In January, a judge of Alberta’s Court of Queen’[s Bench  ruled that “sexually explicit films in which women are degraded or dehumanized”, are obscene. In March, a Maritimes judge criticized recent court decisions on obscenity  as being too liberal and said, “one really has to rack one’s mind to conjecture an act, or depiction of that act, that would be designated obscene.”


In the Alberta case, Mr. Justice Mel Shannon fined a video store owner $1,000 on two counts of possession of  obscene material for the purpose of distribution on January 17, 1985. The judge noted that this was a light sentence because it was a test case.


Judge Shannon ruled that seven video movies were obscene because they showed undue exploitation of sex and “present crime, horror, violence or cruelty in association with the sexually explicit activities or portrayed the participants in a degrading or dehumanizing manner.
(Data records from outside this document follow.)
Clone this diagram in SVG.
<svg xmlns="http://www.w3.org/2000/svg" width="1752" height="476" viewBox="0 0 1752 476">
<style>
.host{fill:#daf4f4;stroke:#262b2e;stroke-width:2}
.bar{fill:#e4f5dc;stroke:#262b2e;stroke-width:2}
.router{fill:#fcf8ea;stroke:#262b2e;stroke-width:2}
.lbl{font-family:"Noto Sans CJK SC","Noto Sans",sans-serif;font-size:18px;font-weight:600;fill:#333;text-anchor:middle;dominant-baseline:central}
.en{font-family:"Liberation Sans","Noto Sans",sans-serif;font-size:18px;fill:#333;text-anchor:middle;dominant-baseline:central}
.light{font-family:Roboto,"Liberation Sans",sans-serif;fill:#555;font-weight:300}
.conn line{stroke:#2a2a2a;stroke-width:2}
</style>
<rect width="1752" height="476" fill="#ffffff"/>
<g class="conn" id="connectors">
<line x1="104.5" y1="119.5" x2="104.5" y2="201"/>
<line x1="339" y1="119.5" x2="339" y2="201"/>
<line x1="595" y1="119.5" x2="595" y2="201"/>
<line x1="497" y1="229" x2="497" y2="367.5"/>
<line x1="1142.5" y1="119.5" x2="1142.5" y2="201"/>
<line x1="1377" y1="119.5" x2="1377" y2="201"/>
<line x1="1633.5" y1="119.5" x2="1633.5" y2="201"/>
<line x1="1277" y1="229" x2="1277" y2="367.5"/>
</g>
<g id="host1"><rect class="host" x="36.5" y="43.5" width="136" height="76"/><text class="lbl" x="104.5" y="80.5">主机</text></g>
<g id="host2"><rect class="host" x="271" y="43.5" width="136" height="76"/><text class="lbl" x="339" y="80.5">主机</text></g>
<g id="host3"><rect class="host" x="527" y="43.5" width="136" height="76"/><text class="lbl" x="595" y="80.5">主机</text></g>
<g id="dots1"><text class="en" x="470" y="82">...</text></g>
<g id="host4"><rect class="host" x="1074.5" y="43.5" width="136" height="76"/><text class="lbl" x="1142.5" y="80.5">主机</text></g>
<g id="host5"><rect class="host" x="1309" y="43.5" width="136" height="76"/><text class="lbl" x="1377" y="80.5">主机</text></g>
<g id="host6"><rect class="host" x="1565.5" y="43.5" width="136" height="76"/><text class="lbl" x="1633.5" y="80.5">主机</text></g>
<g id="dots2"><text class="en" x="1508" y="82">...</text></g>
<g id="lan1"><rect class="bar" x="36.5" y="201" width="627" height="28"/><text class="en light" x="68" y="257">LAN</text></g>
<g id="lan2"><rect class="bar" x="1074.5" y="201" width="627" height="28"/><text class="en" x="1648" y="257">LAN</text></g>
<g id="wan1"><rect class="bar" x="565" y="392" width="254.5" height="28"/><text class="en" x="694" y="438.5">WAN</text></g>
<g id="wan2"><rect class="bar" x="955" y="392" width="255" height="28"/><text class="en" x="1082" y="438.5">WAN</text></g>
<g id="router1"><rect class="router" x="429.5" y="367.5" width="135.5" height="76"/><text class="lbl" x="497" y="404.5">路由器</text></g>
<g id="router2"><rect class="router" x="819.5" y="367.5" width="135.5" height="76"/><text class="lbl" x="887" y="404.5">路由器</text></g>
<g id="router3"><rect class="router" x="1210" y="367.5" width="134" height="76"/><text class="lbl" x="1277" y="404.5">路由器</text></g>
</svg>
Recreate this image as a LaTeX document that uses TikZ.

An eighth video that depicted homosexual acts between consenting males was ruled not obscene. Presumably, this video did not “degrade and dehumanize” men.


In Fredericton, Judge James Harper convicted two video store owners of distributing obscene material in renting the video, Joney Throat. Sentencing will take place early in March.


Judge Harper criticized many courts’ interpretation of the Criminal Code provisions for obscenity based on “current  community standards” “It goes without saying, “he said, “that judges, by virtue of their occupation , are hardly in a position to have their fingers on the porno pulse of Canadians from to coast.


Honey Throat, the Judge said, “has no plot and the script is mostly grunts and groans that are supposed to sound like unrestrained ecstasy but is more reminiscent of the noises of a group of starving piglets at feeding time.”

Section 159 of the Criminal Code states that a publication is obscene if a dominant character is involved in the undue exploitation of sex. Judge Harper said the wording is “plain and unambiguous and any attempts to distort them is an abuse of the power of the court.” (Globe and Mail, February 13, 1985)


It boggles the mind to think that a court should ignore the simple import of the words in Section 159 and accept the preposterous presumption there’s a Canadian  standard of tolerance, “he said.